The Mudcat Café TM
Thread #6645   Message #1016396
Posted By: Barbara
10-Sep-03 - 02:12 PM
Thread Name: Lyr/Tune Add: I Bid You Goodnight
Subject: RE: I Bid You Goodnight
The Real Bahamas album was collected in June 1965, and from the unattributed liner notes:
Most of the major Bahama Islands lie no further than 200 miles off the Florida coast. The United States has had a greater influence on the history and develpment of this British colony than did the Spanish speaking Caribbean islands to its south and east. This is also true in the case of the music present in this album -- the religious vocal music of "rhyming spirituals" and "ant'ems".

The song and the style heard here are the fruit of alternate periods of contact with and isolation from the US mainland. The Bahama colony was established at about the same time as the Carolina colony: about 1670. Negroes [sic] were imported from Africa as slaves -- Ibos, Ijos, Yorubas, Mandingoes, Ashantis -- to both places, as well as to other British settlements in the New World. Tribal identity quickly vanished in the mainland colonies, but the Negro's awareness of his particular African heritage remained intact in many of the European colonized islands. This was so in the Bahamas where the surrounding waters provided temporary insulation against "corrupting" outside influences; there is still an awareness of tribal distinction in some parts of the Bahamas...Here the very old songs were preseved (and are in fact still sung), and a distinctly Bahaman style of singing developed simultaneously with the...American Negro spiritual.

The "rhyming spiritual" is the distinctive Bahaman type of religious song. "Rhyming" simply means pronoucing rhymes against a melodic background of voices. The rhymer -- the lead singer -- sings a memorized or improvised rhythmic narrative part that continues to build in intensity while the other singers repeat a chorus behind him -- that is, they sing the song. Traditionally, the song contains some specific Biblical reference; the rhyming is an emotional musical exposition of the pertinent Bilbical story -- or it is in some manner related to the subject matter of the song. The rhyming style reached its greatest heights during the sponge fishing in the 1930s.

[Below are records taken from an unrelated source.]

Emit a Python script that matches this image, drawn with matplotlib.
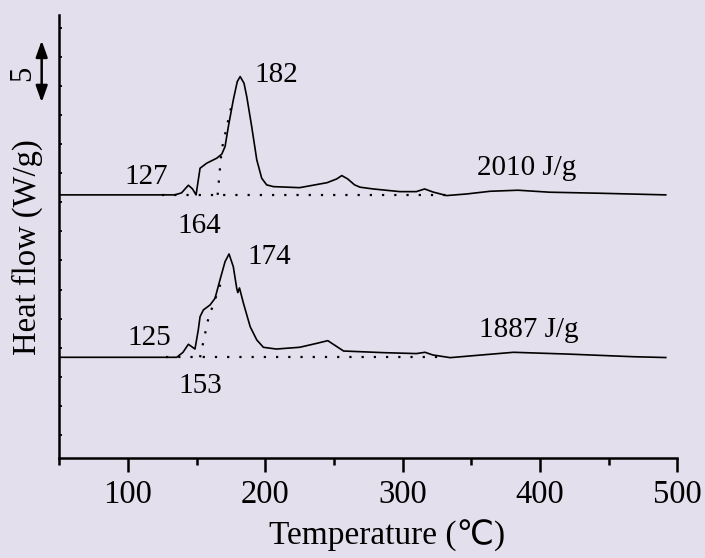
import matplotlib
matplotlib.use("Agg")
import matplotlib.pyplot as plt
import matplotlib.transforms as mtransforms
from matplotlib.ticker import MultipleLocator, NullFormatter

# DSC traces (temperature in degC, heat flow in W/g, offset)
t_top = [50, 134, 139, 144, 147, 149.6, 151, 152.5, 157.3, 164.6, 168.3, 170.7,
         173.1, 176.7, 179.6, 181.7, 184.5, 186.5, 190.1, 193.8, 197.4, 201,
         205.9, 225, 245, 252, 255.7, 260, 265, 269, 278.5, 298, 310, 316, 322,
         332, 346.7, 363.7, 384, 407, 443.8, 491.6]
hf_top = [20.64, 20.64, 20.81, 21.47, 21.15, 20.64, 21.75, 22.93, 23.36, 23.79,
          24.14, 24.79, 26.51, 28.80, 30.38, 30.81, 30.24, 29.09, 26.51, 23.65,
          22.07, 21.50, 21.35, 21.26, 21.69, 22.01, 22.30, 22.01, 21.50, 21.30,
          21.15, 20.92, 20.92, 21.15, 20.89, 20.58, 20.72, 20.95, 21.04, 20.87,
          20.78, 20.64]

t_bot = [50, 135.5, 140, 144, 148.8, 151.2, 152.5, 154.9, 159.8, 163.4, 167,
         170.7, 173.6, 176.7, 179.2, 180, 181.2, 184.1, 189, 193.8, 198.6, 208,
         225, 237.5, 245.5, 257, 286, 310, 316.3, 322, 334.6, 351.5, 380.7,
         419.6, 468, 491.6]
hf_bot = [6.68, 6.68, 7.1, 7.80, 7.39, 9.03, 10.17, 10.75, 11.18, 11.75, 13.33,
          14.90, 15.56, 14.47, 12.61, 12.24, 12.64, 11.32, 9.31, 8.17, 7.54, 7.39,
          7.54, 7.88, 8.11, 7.22, 7.08, 7.00, 7.11, 6.88, 6.65, 6.82, 7.11, 6.96,
          6.73, 6.66]

# integration baselines and onset tangents
base_top_t = [124.6, 332]
base_top_hf = [20.64, 20.64]
tan_top_t = [165.3, 168.2, 176.5]
tan_top_hf = [20.64, 24.5, 28.9]

base_bot_t = [128, 327]
base_bot_hf = [6.68, 6.68]
tan_bot_t = [152.5, 158.5, 168.3]
tan_bot_hf = [6.68, 10.0, 13.3]

# labels: (text, temperature, heat flow)
labels = [
    ("127", 113.5, 21.58),
    ("164", 151.7, 17.34),
    ("182", 207.8, 30.38),
    ("2010 J/g", 390.3, 22.36),
    ("125", 115.3, 7.74),
    ("153", 152.5, 3.61),
    ("174", 203.2, 14.70),
    ("1887 J/g", 392.1, 8.45),
]

bg = "#E4DFEC"
serif = ["Liberation Serif", "DejaVu Serif"]
plt.rcParams["font.family"] = serif

fig = plt.figure(figsize=(7.05, 5.58), dpi=100, facecolor=bg)
ax = fig.add_axes([0.0841, 0.1787, 0.8766, 0.7944])
ax.set_facecolor(bg)

ax.plot(t_top, hf_top, color="black", lw=1.2)
ax.plot(t_bot, hf_bot, color="black", lw=1.2)

dot = (0, (1, 4.5))
for tx, ty in [(base_top_t, base_top_hf), (tan_top_t, tan_top_hf),
               (base_bot_t, base_bot_hf), (tan_bot_t, tan_bot_hf)]:
    ax.plot(tx, ty, color="black", lw=1.6, linestyle=dot)

for txt, x, y in labels:
    ax.text(x, y, txt, ha="center", va="baseline", fontsize=21)

ax.set_xlim(50, 500)
ax.set_ylim(-2.0, 36.1)

for side in ("top", "right"):
    ax.spines[side].set_visible(False)
for side in ("left", "bottom"):
    ax.spines[side].set_linewidth(1.8)

ax.xaxis.set_major_locator(MultipleLocator(100))
ax.xaxis.set_minor_locator(MultipleLocator(50))
ax.tick_params(axis="x", which="major", direction="out", length=10, width=1.8,
               labelsize=23.5, pad=5)
ax.tick_params(axis="x", which="minor", direction="out", length=5, width=1.8)

ax.yaxis.set_major_locator(MultipleLocator(2.5))
ax.yaxis.set_major_formatter(NullFormatter())
ax.tick_params(axis="y", which="major", direction="in", length=2.5, width=1.3)

ax.set_xlabel("Temperature (\u2103)", fontsize=24,
              family=["Liberation Serif", "DejaVu Sans"])
ax.xaxis.set_label_coords(0.53, -0.14)
ax.set_ylabel("Heat flow (W/g)", fontsize=23.5)
ax.yaxis.set_label_coords(-0.027, 0.477)

# 5 W/g scale bar left of the axis
trans = mtransforms.blended_transform_factory(ax.transAxes, ax.transData)
ax.annotate("", xy=(-0.0285, 33.9), xytext=(-0.0285, 28.6),
            xycoords=trans, textcoords=trans, annotation_clip=False,
            arrowprops=dict(arrowstyle="<|-|>,head_length=0.7,head_width=0.25",
                            color="black", lw=1.8,
                            mutation_scale=14, shrinkA=0, shrinkB=0))
ax.text(-0.060, 31.1, "5", transform=trans, rotation=90, ha="center",
        va="center", fontsize=22, clip_on=False)

fig.savefig("out.png", dpi=100, facecolor=bg)
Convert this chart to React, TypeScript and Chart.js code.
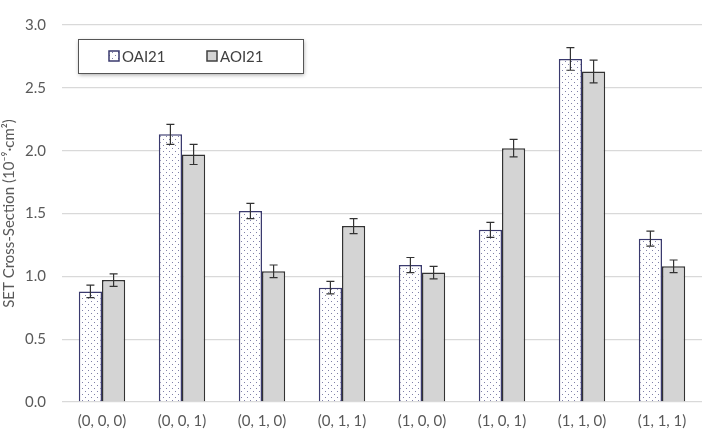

There is a West African tradition of singing sermons which has been carried on, and perhaps even improved upon, in the New World. All through the American South and in the Northern Negro ghettoes, church services are conducted by preachers who bring their congregations to the point of hysteria by the gradual transition during the sermon from speech to song -- song of trememdous intensity and power. Rhyming seems to be the combination of the traditions of singing sermons and African drum and bell rhythms. The basic rhythmic pattern in rhyming is one that is found often in contemporary West African intrumental music, carried by the drums or tongueless bell -- a rhythm that has been popularized in America and recently in England, as the "Bo Diddly Beat." While there is some drumming in the Bahamas (practiced most probably by the descendants of those Negroes who were brought directly to the Bahamas from Africa), it had been forbidden in the mainland colonies and had to go underground so that the Negroes who moved to the South Carolina and Georgia Sea Islands after the Civil War developed a song accompaniment of intricate handclapping to make up for for the lost drums and bells. In the Bahamas, where there is little hand-clapping, the singing sermon became the means for utilizing this and other rhythms. Other features of African music, such as the call-and-response vocal pattern, all found their way into Bahaman song.

Some of the rhyming heard in this record really consists of a collection of phrases which the singer transfers from song to song, regardless of the appropriateness of reference. This is explained by the fact that the singing of this kind of spiritual is less an intellectual experience than a ver powerful emotional -- even physical -- one. Rhyming, at its best, is the ultimate in musical catharsis.